EXERCISE DETAILS = Transcribe the data in full and exactly, omitting any pictures.

PROVIDED DATA =
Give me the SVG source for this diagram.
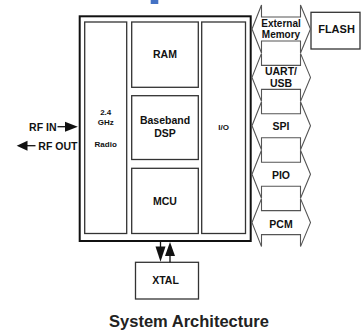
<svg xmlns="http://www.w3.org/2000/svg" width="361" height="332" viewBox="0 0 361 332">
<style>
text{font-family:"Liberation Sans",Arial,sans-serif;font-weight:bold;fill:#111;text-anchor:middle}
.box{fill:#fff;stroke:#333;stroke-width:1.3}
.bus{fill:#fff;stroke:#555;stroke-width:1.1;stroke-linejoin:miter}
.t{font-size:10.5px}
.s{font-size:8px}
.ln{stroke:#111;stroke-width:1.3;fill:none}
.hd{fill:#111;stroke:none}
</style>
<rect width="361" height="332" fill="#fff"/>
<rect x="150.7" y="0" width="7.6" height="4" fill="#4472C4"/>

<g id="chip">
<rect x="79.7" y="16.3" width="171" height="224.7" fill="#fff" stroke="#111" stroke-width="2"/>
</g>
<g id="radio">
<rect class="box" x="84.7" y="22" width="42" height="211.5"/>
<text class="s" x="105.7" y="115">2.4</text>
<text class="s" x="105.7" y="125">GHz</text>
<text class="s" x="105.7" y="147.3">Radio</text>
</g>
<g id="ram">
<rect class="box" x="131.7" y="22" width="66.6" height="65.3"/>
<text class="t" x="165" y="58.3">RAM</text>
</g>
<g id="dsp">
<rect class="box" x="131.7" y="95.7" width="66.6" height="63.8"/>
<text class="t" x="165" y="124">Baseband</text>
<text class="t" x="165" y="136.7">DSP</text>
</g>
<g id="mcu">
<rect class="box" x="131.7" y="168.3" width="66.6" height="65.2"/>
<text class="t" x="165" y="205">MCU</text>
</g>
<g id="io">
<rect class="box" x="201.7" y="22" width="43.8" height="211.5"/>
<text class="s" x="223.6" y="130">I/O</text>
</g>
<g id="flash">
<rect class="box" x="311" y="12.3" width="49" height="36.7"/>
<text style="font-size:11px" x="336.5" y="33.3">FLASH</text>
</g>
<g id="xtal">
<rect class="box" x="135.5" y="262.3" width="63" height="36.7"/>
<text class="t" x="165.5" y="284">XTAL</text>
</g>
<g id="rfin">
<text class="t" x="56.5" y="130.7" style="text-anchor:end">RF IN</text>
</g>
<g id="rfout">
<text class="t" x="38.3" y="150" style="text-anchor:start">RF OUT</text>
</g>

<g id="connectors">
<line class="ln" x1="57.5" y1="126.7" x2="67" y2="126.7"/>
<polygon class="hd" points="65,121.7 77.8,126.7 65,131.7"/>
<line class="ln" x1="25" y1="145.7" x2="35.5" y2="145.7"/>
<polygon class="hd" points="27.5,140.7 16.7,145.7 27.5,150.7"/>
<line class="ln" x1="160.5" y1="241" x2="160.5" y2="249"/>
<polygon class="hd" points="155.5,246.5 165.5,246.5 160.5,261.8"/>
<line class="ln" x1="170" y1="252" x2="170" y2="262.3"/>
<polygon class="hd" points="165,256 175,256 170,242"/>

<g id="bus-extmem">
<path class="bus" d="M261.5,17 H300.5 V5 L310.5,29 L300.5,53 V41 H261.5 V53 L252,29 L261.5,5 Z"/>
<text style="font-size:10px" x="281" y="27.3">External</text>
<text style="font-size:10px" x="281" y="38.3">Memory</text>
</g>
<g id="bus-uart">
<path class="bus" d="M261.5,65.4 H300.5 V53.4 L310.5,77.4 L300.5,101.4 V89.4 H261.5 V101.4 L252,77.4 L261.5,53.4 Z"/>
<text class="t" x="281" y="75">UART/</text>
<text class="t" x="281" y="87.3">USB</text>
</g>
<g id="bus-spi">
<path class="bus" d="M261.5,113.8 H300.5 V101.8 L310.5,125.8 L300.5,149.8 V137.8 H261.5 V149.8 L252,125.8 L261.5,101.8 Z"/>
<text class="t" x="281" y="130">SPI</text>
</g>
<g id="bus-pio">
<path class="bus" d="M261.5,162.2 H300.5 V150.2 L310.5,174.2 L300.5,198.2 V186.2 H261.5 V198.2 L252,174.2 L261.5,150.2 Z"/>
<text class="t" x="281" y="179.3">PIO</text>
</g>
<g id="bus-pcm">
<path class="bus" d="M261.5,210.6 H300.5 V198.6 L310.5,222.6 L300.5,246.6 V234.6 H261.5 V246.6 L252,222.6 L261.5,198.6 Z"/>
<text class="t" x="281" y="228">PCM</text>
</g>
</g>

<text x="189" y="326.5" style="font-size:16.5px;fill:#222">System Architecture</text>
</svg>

RESPONSE =
Give me the SVG source for this diagram.
<svg xmlns="http://www.w3.org/2000/svg" width="361" height="332" viewBox="0 0 361 332">
<style>
text{font-family:"Liberation Sans",Arial,sans-serif;font-weight:bold;fill:#111;text-anchor:middle}
.box{fill:#fff;stroke:#333;stroke-width:1.3}
.bus{fill:#fff;stroke:#555;stroke-width:1.1;stroke-linejoin:miter}
.t{font-size:10.5px}
.s{font-size:8px}
.ln{stroke:#111;stroke-width:1.3;fill:none}
.hd{fill:#111;stroke:none}
</style>
<rect width="361" height="332" fill="#fff"/>
<rect x="150.7" y="0" width="7.6" height="4" fill="#4472C4"/>

<g id="chip">
<rect x="79.7" y="16.3" width="171" height="224.7" fill="#fff" stroke="#111" stroke-width="2"/>
</g>
<g id="radio">
<rect class="box" x="84.7" y="22" width="42" height="211.5"/>
<text class="s" x="105.7" y="115">2.4</text>
<text class="s" x="105.7" y="125">GHz</text>
<text class="s" x="105.7" y="147.3">Radio</text>
</g>
<g id="ram">
<rect class="box" x="131.7" y="22" width="66.6" height="65.3"/>
<text class="t" x="165" y="58.3">RAM</text>
</g>
<g id="dsp">
<rect class="box" x="131.7" y="95.7" width="66.6" height="63.8"/>
<text class="t" x="165" y="124">Baseband</text>
<text class="t" x="165" y="136.7">DSP</text>
</g>
<g id="mcu">
<rect class="box" x="131.7" y="168.3" width="66.6" height="65.2"/>
<text class="t" x="165" y="205">MCU</text>
</g>
<g id="io">
<rect class="box" x="201.7" y="22" width="43.8" height="211.5"/>
<text class="s" x="223.6" y="130">I/O</text>
</g>
<g id="flash">
<rect class="box" x="311" y="12.3" width="49" height="36.7"/>
<text style="font-size:11px" x="336.5" y="33.3">FLASH</text>
</g>
<g id="xtal">
<rect class="box" x="135.5" y="262.3" width="63" height="36.7"/>
<text class="t" x="165.5" y="284">XTAL</text>
</g>
<g id="rfin">
<text class="t" x="56.5" y="130.7" style="text-anchor:end">RF IN</text>
</g>
<g id="rfout">
<text class="t" x="38.3" y="150" style="text-anchor:start">RF OUT</text>
</g>

<g id="connectors">
<line class="ln" x1="57.5" y1="126.7" x2="67" y2="126.7"/>
<polygon class="hd" points="65,121.7 77.8,126.7 65,131.7"/>
<line class="ln" x1="25" y1="145.7" x2="35.5" y2="145.7"/>
<polygon class="hd" points="27.5,140.7 16.7,145.7 27.5,150.7"/>
<line class="ln" x1="160.5" y1="241" x2="160.5" y2="249"/>
<polygon class="hd" points="155.5,246.5 165.5,246.5 160.5,261.8"/>
<line class="ln" x1="170" y1="252" x2="170" y2="262.3"/>
<polygon class="hd" points="165,256 175,256 170,242"/>

<g id="bus-extmem">
<path class="bus" d="M261.5,17 H300.5 V5 L310.5,29 L300.5,53 V41 H261.5 V53 L252,29 L261.5,5 Z"/>
<text style="font-size:10px" x="281" y="27.3">External</text>
<text style="font-size:10px" x="281" y="38.3">Memory</text>
</g>
<g id="bus-uart">
<path class="bus" d="M261.5,65.4 H300.5 V53.4 L310.5,77.4 L300.5,101.4 V89.4 H261.5 V101.4 L252,77.4 L261.5,53.4 Z"/>
<text class="t" x="281" y="75">UART/</text>
<text class="t" x="281" y="87.3">USB</text>
</g>
<g id="bus-spi">
<path class="bus" d="M261.5,113.8 H300.5 V101.8 L310.5,125.8 L300.5,149.8 V137.8 H261.5 V149.8 L252,125.8 L261.5,101.8 Z"/>
<text class="t" x="281" y="130">SPI</text>
</g>
<g id="bus-pio">
<path class="bus" d="M261.5,162.2 H300.5 V150.2 L310.5,174.2 L300.5,198.2 V186.2 H261.5 V198.2 L252,174.2 L261.5,150.2 Z"/>
<text class="t" x="281" y="179.3">PIO</text>
</g>
<g id="bus-pcm">
<path class="bus" d="M261.5,210.6 H300.5 V198.6 L310.5,222.6 L300.5,246.6 V234.6 H261.5 V246.6 L252,222.6 L261.5,198.6 Z"/>
<text class="t" x="281" y="228">PCM</text>
</g>
</g>

<text x="189" y="326.5" style="font-size:16.5px;fill:#222">System Architecture</text>
</svg>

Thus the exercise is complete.